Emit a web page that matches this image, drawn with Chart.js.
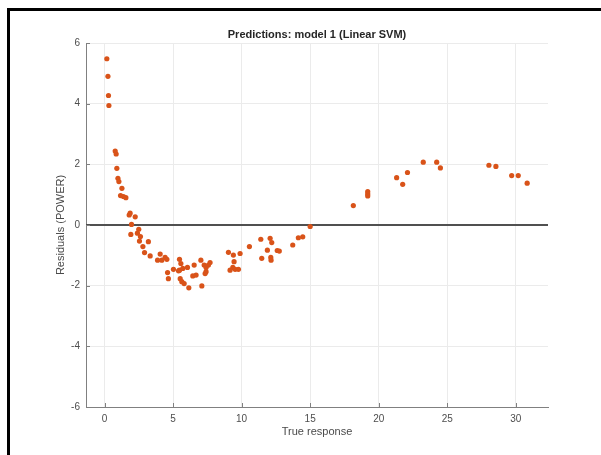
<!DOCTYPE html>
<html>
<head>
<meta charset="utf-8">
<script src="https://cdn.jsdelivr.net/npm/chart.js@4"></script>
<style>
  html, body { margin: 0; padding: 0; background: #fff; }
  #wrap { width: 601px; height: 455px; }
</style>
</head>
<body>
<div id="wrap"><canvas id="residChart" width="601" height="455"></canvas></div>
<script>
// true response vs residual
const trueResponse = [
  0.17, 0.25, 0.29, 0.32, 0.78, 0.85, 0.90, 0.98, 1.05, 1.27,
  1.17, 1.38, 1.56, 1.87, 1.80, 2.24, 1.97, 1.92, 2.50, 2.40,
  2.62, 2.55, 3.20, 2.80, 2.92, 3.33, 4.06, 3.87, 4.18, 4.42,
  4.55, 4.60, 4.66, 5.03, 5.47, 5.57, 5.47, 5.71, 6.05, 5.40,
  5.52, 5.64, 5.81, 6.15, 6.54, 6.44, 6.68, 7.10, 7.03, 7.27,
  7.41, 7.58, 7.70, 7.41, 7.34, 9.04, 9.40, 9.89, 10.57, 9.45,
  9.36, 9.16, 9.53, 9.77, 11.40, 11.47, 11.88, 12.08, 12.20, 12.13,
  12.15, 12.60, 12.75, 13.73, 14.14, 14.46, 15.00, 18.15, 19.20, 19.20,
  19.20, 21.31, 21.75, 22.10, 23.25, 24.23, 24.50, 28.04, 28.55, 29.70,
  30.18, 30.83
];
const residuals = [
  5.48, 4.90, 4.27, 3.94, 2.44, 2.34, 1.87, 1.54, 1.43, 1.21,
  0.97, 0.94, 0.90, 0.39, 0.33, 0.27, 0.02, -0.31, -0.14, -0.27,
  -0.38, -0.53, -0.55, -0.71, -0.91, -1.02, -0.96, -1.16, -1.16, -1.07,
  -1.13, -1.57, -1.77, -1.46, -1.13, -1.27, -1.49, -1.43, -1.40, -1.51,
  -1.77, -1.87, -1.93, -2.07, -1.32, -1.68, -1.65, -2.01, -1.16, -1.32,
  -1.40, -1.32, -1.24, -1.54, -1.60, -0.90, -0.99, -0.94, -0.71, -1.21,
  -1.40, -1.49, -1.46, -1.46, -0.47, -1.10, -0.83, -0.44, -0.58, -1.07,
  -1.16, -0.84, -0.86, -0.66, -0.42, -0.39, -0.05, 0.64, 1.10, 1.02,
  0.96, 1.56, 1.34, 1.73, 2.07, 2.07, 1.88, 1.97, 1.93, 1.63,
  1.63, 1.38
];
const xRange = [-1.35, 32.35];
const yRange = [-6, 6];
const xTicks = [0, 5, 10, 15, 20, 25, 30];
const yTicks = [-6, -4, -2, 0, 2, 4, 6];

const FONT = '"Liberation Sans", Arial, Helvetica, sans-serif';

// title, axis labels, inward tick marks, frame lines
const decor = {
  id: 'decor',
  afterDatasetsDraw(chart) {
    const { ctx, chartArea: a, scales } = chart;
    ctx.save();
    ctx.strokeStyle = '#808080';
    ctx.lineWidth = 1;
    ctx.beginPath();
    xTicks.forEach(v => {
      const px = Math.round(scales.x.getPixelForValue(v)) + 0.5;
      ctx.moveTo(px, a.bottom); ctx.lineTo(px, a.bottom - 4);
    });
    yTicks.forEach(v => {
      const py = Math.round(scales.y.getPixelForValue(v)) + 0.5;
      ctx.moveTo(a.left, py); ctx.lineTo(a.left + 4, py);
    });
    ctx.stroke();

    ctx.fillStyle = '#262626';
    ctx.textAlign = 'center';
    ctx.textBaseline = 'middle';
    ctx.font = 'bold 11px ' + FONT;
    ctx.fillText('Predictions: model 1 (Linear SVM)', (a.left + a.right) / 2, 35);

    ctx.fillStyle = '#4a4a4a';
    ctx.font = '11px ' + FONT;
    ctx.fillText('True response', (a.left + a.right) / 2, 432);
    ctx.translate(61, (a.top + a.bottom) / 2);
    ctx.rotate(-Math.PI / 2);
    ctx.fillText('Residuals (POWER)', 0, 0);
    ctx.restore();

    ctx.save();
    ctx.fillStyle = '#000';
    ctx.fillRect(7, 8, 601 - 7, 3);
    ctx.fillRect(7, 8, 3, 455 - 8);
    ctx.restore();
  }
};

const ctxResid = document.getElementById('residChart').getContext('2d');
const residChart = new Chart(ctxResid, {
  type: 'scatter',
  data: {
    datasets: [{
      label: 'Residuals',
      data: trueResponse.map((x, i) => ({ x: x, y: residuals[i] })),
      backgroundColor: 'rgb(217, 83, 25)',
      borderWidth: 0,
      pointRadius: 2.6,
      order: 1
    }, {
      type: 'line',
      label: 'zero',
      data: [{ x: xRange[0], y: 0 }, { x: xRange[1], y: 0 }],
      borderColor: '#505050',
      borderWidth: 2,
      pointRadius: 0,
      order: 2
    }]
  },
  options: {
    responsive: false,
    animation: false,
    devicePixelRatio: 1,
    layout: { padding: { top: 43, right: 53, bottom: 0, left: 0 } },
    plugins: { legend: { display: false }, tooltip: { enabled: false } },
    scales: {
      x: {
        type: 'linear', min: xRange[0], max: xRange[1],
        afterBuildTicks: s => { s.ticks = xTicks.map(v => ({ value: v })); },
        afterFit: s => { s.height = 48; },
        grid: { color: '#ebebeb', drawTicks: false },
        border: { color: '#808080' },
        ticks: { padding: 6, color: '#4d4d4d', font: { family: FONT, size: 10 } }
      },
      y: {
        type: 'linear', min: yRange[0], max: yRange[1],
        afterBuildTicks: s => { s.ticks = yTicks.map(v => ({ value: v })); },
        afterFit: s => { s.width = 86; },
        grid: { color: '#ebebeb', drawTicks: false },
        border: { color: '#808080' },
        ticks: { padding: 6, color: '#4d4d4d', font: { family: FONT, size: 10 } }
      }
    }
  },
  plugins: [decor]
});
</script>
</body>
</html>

**Task to carry out:** Write the material out again exactly as it appears, dropping the pictures.

**Output of the exercise:**
Emit a web page that matches this image, drawn with Chart.js.
<!DOCTYPE html>
<html>
<head>
<meta charset="utf-8">
<script src="https://cdn.jsdelivr.net/npm/chart.js@4"></script>
<style>
  html, body { margin: 0; padding: 0; background: #fff; }
  #wrap { width: 601px; height: 455px; }
</style>
</head>
<body>
<div id="wrap"><canvas id="residChart" width="601" height="455"></canvas></div>
<script>
// true response vs residual
const trueResponse = [
  0.17, 0.25, 0.29, 0.32, 0.78, 0.85, 0.90, 0.98, 1.05, 1.27,
  1.17, 1.38, 1.56, 1.87, 1.80, 2.24, 1.97, 1.92, 2.50, 2.40,
  2.62, 2.55, 3.20, 2.80, 2.92, 3.33, 4.06, 3.87, 4.18, 4.42,
  4.55, 4.60, 4.66, 5.03, 5.47, 5.57, 5.47, 5.71, 6.05, 5.40,
  5.52, 5.64, 5.81, 6.15, 6.54, 6.44, 6.68, 7.10, 7.03, 7.27,
  7.41, 7.58, 7.70, 7.41, 7.34, 9.04, 9.40, 9.89, 10.57, 9.45,
  9.36, 9.16, 9.53, 9.77, 11.40, 11.47, 11.88, 12.08, 12.20, 12.13,
  12.15, 12.60, 12.75, 13.73, 14.14, 14.46, 15.00, 18.15, 19.20, 19.20,
  19.20, 21.31, 21.75, 22.10, 23.25, 24.23, 24.50, 28.04, 28.55, 29.70,
  30.18, 30.83
];
const residuals = [
  5.48, 4.90, 4.27, 3.94, 2.44, 2.34, 1.87, 1.54, 1.43, 1.21,
  0.97, 0.94, 0.90, 0.39, 0.33, 0.27, 0.02, -0.31, -0.14, -0.27,
  -0.38, -0.53, -0.55, -0.71, -0.91, -1.02, -0.96, -1.16, -1.16, -1.07,
  -1.13, -1.57, -1.77, -1.46, -1.13, -1.27, -1.49, -1.43, -1.40, -1.51,
  -1.77, -1.87, -1.93, -2.07, -1.32, -1.68, -1.65, -2.01, -1.16, -1.32,
  -1.40, -1.32, -1.24, -1.54, -1.60, -0.90, -0.99, -0.94, -0.71, -1.21,
  -1.40, -1.49, -1.46, -1.46, -0.47, -1.10, -0.83, -0.44, -0.58, -1.07,
  -1.16, -0.84, -0.86, -0.66, -0.42, -0.39, -0.05, 0.64, 1.10, 1.02,
  0.96, 1.56, 1.34, 1.73, 2.07, 2.07, 1.88, 1.97, 1.93, 1.63,
  1.63, 1.38
];
const xRange = [-1.35, 32.35];
const yRange = [-6, 6];
const xTicks = [0, 5, 10, 15, 20, 25, 30];
const yTicks = [-6, -4, -2, 0, 2, 4, 6];

const FONT = '"Liberation Sans", Arial, Helvetica, sans-serif';

// title, axis labels, inward tick marks, frame lines
const decor = {
  id: 'decor',
  afterDatasetsDraw(chart) {
    const { ctx, chartArea: a, scales } = chart;
    ctx.save();
    ctx.strokeStyle = '#808080';
    ctx.lineWidth = 1;
    ctx.beginPath();
    xTicks.forEach(v => {
      const px = Math.round(scales.x.getPixelForValue(v)) + 0.5;
      ctx.moveTo(px, a.bottom); ctx.lineTo(px, a.bottom - 4);
    });
    yTicks.forEach(v => {
      const py = Math.round(scales.y.getPixelForValue(v)) + 0.5;
      ctx.moveTo(a.left, py); ctx.lineTo(a.left + 4, py);
    });
    ctx.stroke();

    ctx.fillStyle = '#262626';
    ctx.textAlign = 'center';
    ctx.textBaseline = 'middle';
    ctx.font = 'bold 11px ' + FONT;
    ctx.fillText('Predictions: model 1 (Linear SVM)', (a.left + a.right) / 2, 35);

    ctx.fillStyle = '#4a4a4a';
    ctx.font = '11px ' + FONT;
    ctx.fillText('True response', (a.left + a.right) / 2, 432);
    ctx.translate(61, (a.top + a.bottom) / 2);
    ctx.rotate(-Math.PI / 2);
    ctx.fillText('Residuals (POWER)', 0, 0);
    ctx.restore();

    ctx.save();
    ctx.fillStyle = '#000';
    ctx.fillRect(7, 8, 601 - 7, 3);
    ctx.fillRect(7, 8, 3, 455 - 8);
    ctx.restore();
  }
};

const ctxResid = document.getElementById('residChart').getContext('2d');
const residChart = new Chart(ctxResid, {
  type: 'scatter',
  data: {
    datasets: [{
      label: 'Residuals',
      data: trueResponse.map((x, i) => ({ x: x, y: residuals[i] })),
      backgroundColor: 'rgb(217, 83, 25)',
      borderWidth: 0,
      pointRadius: 2.6,
      order: 1
    }, {
      type: 'line',
      label: 'zero',
      data: [{ x: xRange[0], y: 0 }, { x: xRange[1], y: 0 }],
      borderColor: '#505050',
      borderWidth: 2,
      pointRadius: 0,
      order: 2
    }]
  },
  options: {
    responsive: false,
    animation: false,
    devicePixelRatio: 1,
    layout: { padding: { top: 43, right: 53, bottom: 0, left: 0 } },
    plugins: { legend: { display: false }, tooltip: { enabled: false } },
    scales: {
      x: {
        type: 'linear', min: xRange[0], max: xRange[1],
        afterBuildTicks: s => { s.ticks = xTicks.map(v => ({ value: v })); },
        afterFit: s => { s.height = 48; },
        grid: { color: '#ebebeb', drawTicks: false },
        border: { color: '#808080' },
        ticks: { padding: 6, color: '#4d4d4d', font: { family: FONT, size: 10 } }
      },
      y: {
        type: 'linear', min: yRange[0], max: yRange[1],
        afterBuildTicks: s => { s.ticks = yTicks.map(v => ({ value: v })); },
        afterFit: s => { s.width = 86; },
        grid: { color: '#ebebeb', drawTicks: false },
        border: { color: '#808080' },
        ticks: { padding: 6, color: '#4d4d4d', font: { family: FONT, size: 10 } }
      }
    }
  },
  plugins: [decor]
});
</script>
</body>
</html>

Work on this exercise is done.